As for discussing terms such as “orgasm” and “masturbation” in a church setting, Katelyn acknowledged,
“It’s kind of awkward … but it’s the good kind of awkward, and people need to learn about it. It’s not a subject you need to be blind about.”

Pam Jones, Katelyn’s grandmother, was not shy about voicing her appreciation for the focus on sex.
“Society teaches us to use sex as entertainment, whereas God has a special plan that he says will make us happier if we do it his way,” said Jones, a 48-year member of the Crittenden Drive church.
“Yes, sex is a wonderful thing, but God gave us guidelines,” she added. “Just like we all love to eat, but he also says, ‘Don’t be a glutton.’”
On a student evaluation form, a 13-year-old boy characterized the seminar as “awesome!!”
“Keep going,” he wrote. “Kids these days need to know what you have to share. Thank you very much! You probably just saved me from more bad choices.”
A 14-year-old girl wrote: “I loved it.
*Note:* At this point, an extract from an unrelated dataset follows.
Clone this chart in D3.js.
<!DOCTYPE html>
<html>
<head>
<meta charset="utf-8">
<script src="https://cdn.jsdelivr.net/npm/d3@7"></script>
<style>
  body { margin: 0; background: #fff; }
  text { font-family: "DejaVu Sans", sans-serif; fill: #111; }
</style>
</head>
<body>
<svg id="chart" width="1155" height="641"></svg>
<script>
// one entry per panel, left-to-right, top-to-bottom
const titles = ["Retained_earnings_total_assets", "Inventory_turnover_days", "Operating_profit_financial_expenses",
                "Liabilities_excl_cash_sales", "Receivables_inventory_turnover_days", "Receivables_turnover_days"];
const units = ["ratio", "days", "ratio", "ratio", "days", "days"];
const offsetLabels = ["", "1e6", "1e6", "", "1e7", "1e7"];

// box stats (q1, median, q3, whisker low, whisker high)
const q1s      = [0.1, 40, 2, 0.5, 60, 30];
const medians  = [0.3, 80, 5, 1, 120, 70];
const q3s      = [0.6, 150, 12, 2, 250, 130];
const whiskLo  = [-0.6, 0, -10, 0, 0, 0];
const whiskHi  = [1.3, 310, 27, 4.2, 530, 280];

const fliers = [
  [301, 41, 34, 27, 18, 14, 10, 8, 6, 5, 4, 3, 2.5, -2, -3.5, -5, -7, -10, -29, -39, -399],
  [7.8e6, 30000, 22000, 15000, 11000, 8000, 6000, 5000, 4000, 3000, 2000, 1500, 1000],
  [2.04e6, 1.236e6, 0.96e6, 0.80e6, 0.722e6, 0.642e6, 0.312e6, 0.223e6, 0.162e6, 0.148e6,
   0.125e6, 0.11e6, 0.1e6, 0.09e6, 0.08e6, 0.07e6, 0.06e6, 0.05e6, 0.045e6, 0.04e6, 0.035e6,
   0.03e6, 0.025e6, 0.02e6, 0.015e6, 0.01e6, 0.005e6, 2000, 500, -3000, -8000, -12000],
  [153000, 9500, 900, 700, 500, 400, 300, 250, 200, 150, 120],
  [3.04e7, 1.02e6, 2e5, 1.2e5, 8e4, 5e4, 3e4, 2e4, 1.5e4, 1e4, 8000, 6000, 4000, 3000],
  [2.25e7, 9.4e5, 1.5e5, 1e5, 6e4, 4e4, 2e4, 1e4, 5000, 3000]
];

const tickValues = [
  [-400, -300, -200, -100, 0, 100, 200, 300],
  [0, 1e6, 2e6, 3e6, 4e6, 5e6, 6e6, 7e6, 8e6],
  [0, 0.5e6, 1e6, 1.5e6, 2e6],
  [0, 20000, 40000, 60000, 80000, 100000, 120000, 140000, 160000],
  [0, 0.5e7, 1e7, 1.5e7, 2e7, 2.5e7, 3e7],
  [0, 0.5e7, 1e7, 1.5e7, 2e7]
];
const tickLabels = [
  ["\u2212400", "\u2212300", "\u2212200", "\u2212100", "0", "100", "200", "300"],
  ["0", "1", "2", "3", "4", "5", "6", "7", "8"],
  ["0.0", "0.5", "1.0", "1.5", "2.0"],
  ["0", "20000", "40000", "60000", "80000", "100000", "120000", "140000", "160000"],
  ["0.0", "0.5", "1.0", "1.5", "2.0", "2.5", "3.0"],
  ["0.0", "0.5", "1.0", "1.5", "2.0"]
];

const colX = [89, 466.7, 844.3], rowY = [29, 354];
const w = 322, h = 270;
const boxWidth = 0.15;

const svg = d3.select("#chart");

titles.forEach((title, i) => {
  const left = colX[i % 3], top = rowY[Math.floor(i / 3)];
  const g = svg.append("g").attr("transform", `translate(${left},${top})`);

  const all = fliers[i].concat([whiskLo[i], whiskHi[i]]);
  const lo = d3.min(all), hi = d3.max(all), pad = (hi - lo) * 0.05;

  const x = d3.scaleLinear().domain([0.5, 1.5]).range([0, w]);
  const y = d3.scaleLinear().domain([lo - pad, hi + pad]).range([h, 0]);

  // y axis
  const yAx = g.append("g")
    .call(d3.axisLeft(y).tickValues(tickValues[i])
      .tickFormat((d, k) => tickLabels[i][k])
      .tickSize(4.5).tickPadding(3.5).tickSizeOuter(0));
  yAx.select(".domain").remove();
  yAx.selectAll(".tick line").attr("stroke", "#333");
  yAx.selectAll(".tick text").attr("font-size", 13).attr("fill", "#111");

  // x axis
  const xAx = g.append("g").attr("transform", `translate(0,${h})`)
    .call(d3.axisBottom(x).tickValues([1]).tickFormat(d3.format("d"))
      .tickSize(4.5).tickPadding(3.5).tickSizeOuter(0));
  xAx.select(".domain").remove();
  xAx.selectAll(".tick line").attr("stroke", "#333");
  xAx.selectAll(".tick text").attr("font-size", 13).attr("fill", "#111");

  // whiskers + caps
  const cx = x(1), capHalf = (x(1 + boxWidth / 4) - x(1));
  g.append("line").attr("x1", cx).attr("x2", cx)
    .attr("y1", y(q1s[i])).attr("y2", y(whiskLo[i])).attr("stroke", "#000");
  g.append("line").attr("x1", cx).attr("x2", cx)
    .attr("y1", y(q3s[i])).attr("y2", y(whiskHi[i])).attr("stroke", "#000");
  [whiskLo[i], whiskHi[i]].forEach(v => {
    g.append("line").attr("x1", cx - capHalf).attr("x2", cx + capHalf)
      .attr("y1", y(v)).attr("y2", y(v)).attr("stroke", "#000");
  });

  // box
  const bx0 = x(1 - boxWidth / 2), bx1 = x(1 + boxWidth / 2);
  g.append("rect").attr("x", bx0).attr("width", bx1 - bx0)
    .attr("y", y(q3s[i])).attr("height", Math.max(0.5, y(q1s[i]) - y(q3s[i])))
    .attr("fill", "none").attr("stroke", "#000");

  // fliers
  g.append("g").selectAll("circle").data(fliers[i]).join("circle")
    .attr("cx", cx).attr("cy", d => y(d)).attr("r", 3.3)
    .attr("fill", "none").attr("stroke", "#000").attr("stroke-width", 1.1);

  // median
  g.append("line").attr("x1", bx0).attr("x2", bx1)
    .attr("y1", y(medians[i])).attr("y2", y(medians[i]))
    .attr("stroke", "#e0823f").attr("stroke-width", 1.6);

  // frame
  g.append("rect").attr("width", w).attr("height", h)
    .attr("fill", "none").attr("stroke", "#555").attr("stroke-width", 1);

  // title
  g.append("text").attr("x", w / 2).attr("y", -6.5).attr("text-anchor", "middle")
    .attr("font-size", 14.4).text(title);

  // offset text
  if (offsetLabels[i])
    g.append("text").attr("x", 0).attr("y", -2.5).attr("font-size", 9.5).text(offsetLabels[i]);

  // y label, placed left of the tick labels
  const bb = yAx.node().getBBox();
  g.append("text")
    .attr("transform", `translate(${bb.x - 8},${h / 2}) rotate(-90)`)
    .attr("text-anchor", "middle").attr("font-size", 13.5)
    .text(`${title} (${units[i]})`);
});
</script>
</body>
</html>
It really made me more confident in my decisions to stay abstinent.
There’s a lot of pressure to have sex, and I’m not willing to risk the consequences or wreck my relationship with God. I think my virginity is a gift from God and should be shared with my husband when I get married.”
In the “Sex Talk Live” session, teens could text questions to Holladay anonymously or scribble notes on pieces of paper and drop them in a box.
“If you do something you regret, does that make you a bad person?” one teen asked.
“No,” Holladay replied. “If you do something that you regret, that makes you human. Welcome to humanity.”